At least not permanently.


  1. I was never a big fan of the clever young officer who surprises Candy in the bath: too much of a smart-ass to be really heroic. But in war, the important thing is getting the job done.

    I recommend you continue your adventures in Powell and Pressburger by checking out "49th Parallel". This is an even earlier WWII film, made in 1941, and it follows the trail of a German submarine crew wrecked in Hudson's Bay, as they try to make their way undetected across Canada. I can't quite remember what their full plan was; I think they were intending to cross into the U.S. (which was still neutral) and either get back to Germany or contact their allies, the Japanese. Anyway, they do a lot of nasty things as they travel, there's a lot of gorgeous Canadian scenery and the score is composed by Ralph Vaughan Williams. Oh, and the cast is great too: Anton Walbrook as a Hutterite leader, Laurence Olivier as a French Canadian fur trapper (!), Leslie Howard as a professor vacationing in the Rockies. I think you'll enjoy it.

  2. It is nice to see a fellow enjoyer of forgotten films. I will continue to purse Powell and Pressburger, and as for your recommendations, I can only say:

    “Very much.”

  3. During the war, while the masses were being encouraged to believe that "it's all good", many of the most senior military and political men were profoundly troubled by the bombing of Dresden and the atomic bombings in Japan. Churchill confessed that a chief purpose of the Dresden attack was "terror and wanton destruction".
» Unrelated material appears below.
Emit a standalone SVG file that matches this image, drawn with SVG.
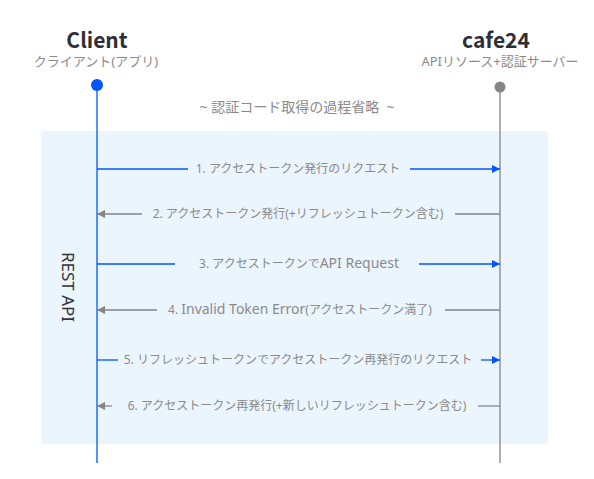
<svg xmlns="http://www.w3.org/2000/svg" width="594" height="479" viewBox="0 0 594 479">
<defs>
<style>
text{font-family:"Noto Sans","Noto Sans CJK JP",sans-serif;}
.title{font-family:"Noto Sans CJK JP","Noto Sans",sans-serif;font-size:21px;font-weight:700;fill:#2e2f36;text-anchor:middle;}
.sub{font-size:13px;fill:#8a8a8a;text-anchor:middle;}
.msg{font-size:12px;fill:#8a8a8a;text-anchor:middle;white-space:pre;}
.lat{font-size:14px;}
.note{font-size:14px;fill:#8a8a8a;text-anchor:middle;white-space:pre;}
.blue{stroke:#0055ff;stroke-width:1.3;fill:none;}
.gray{stroke:#858585;stroke-width:1.3;fill:none;}
</style>
<marker id="ab" viewBox="0 0 10 10" refX="10" refY="5" markerWidth="8" markerHeight="10" markerUnits="userSpaceOnUse" orient="auto"><path d="M0,0 L10,5 L0,10 Z" fill="#0055ff"/></marker>
<marker id="ag" viewBox="0 0 10 10" refX="10" refY="5" markerWidth="8" markerHeight="10" markerUnits="userSpaceOnUse" orient="auto"><path d="M0,0 L10,5 L0,10 Z" fill="#858585"/></marker>
</defs>
<rect width="594" height="479" fill="#ffffff"/>
<g id="restapi">
<rect x="41" y="131" width="507" height="313" rx="4" fill="#ebf5fe"/>
<text transform="translate(62,287) rotate(90)" font-size="17" fill="#333" text-anchor="middle">REST API</text>
</g>
<g id="note">
<text class="note" x="297" y="112">~ 認証コード取得の過程省略  ~</text>
</g>
<g id="client">
<text class="title" x="97" y="48">Client</text>
<text class="sub" x="96" y="66">クライアント(アプリ)</text>
<line class="blue" x1="97" y1="85" x2="97" y2="463"/>
<circle cx="97" cy="85" r="6" fill="#0055ff"/>
</g>
<g id="cafe24">
<text class="title" x="496" y="48">cafe24</text>
<text class="sub" x="500" y="66">APIリソース+認証サーバー</text>
<line class="gray" x1="500" y1="87" x2="500" y2="463"/>
<circle cx="500" cy="87" r="5.5" fill="#858585"/>
</g>
<g id="connectors">
<line class="blue" x1="97" y1="169" x2="188" y2="169"/>
<line class="blue" x1="410" y1="169" x2="500" y2="169" marker-end="url(#ab)"/>
<text class="msg" x="298" y="173">1. アクセストークン発行のリクエスト</text>

<line class="gray" x1="500" y1="214" x2="455" y2="214"/>
<line class="gray" x1="142" y1="214" x2="97" y2="214" marker-end="url(#ag)"/>
<text class="msg" x="298" y="218">2. アクセストークン発行(+リフレッシュトークン含む)</text>

<line class="blue" x1="97" y1="264" x2="175" y2="264"/>
<line class="blue" x1="419" y1="264" x2="500" y2="264" marker-end="url(#ab)"/>
<text class="msg" x="299" y="268">3. アクセストークンで<tspan class="lat">API Request</tspan></text>

<line class="gray" x1="500" y1="310" x2="445" y2="310"/>
<line class="gray" x1="157" y1="310" x2="97" y2="310" marker-end="url(#ag)"/>
<text class="msg" x="300" y="314">4. <tspan class="lat">Invalid Token Error</tspan>(アクセストークン満了)</text>

<line class="blue" x1="97" y1="360" x2="118" y2="360"/>
<line class="blue" x1="481" y1="360" x2="500" y2="360" marker-end="url(#ab)"/>
<text class="msg" x="298" y="364">5. リフレッシュトークンでアクセストークン再発行のリクエスト</text>

<line class="gray" x1="500" y1="406" x2="478" y2="406"/>
<line class="gray" x1="112" y1="406" x2="97" y2="406" marker-end="url(#ag)"/>
<text class="msg" x="297" y="410">6. アクセストークン再発行(+新しいリフレッシュトークン含む)</text>
</g>
</svg>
    American leaders opposed to the atomic bombings of Hiroshima and Nagasaki included Gen. Eisenhower, Admiral Leahy (White House Chief of Staff), Admirals Chester Nimitz and William Halsey, Navy Under-Sec. Ralph Bard (who specifically appealed to the concept of "fair play" -- his words), Gen. MacArthur, US Army Air Forces Gens. Hap Arnold and Curtis Leay, and finally USAF Chief of Staff Carl Spaatz, who refused to proceed with the bombing without a written order, in the end issued by Gen. Marshall's deputy chief of staff, who in doing so characterized himself as "the fall guy". All US senior military personnel understood the atomic bombings as purely a political decision, with no military value or significance. It really seems to be Truman and nobody else.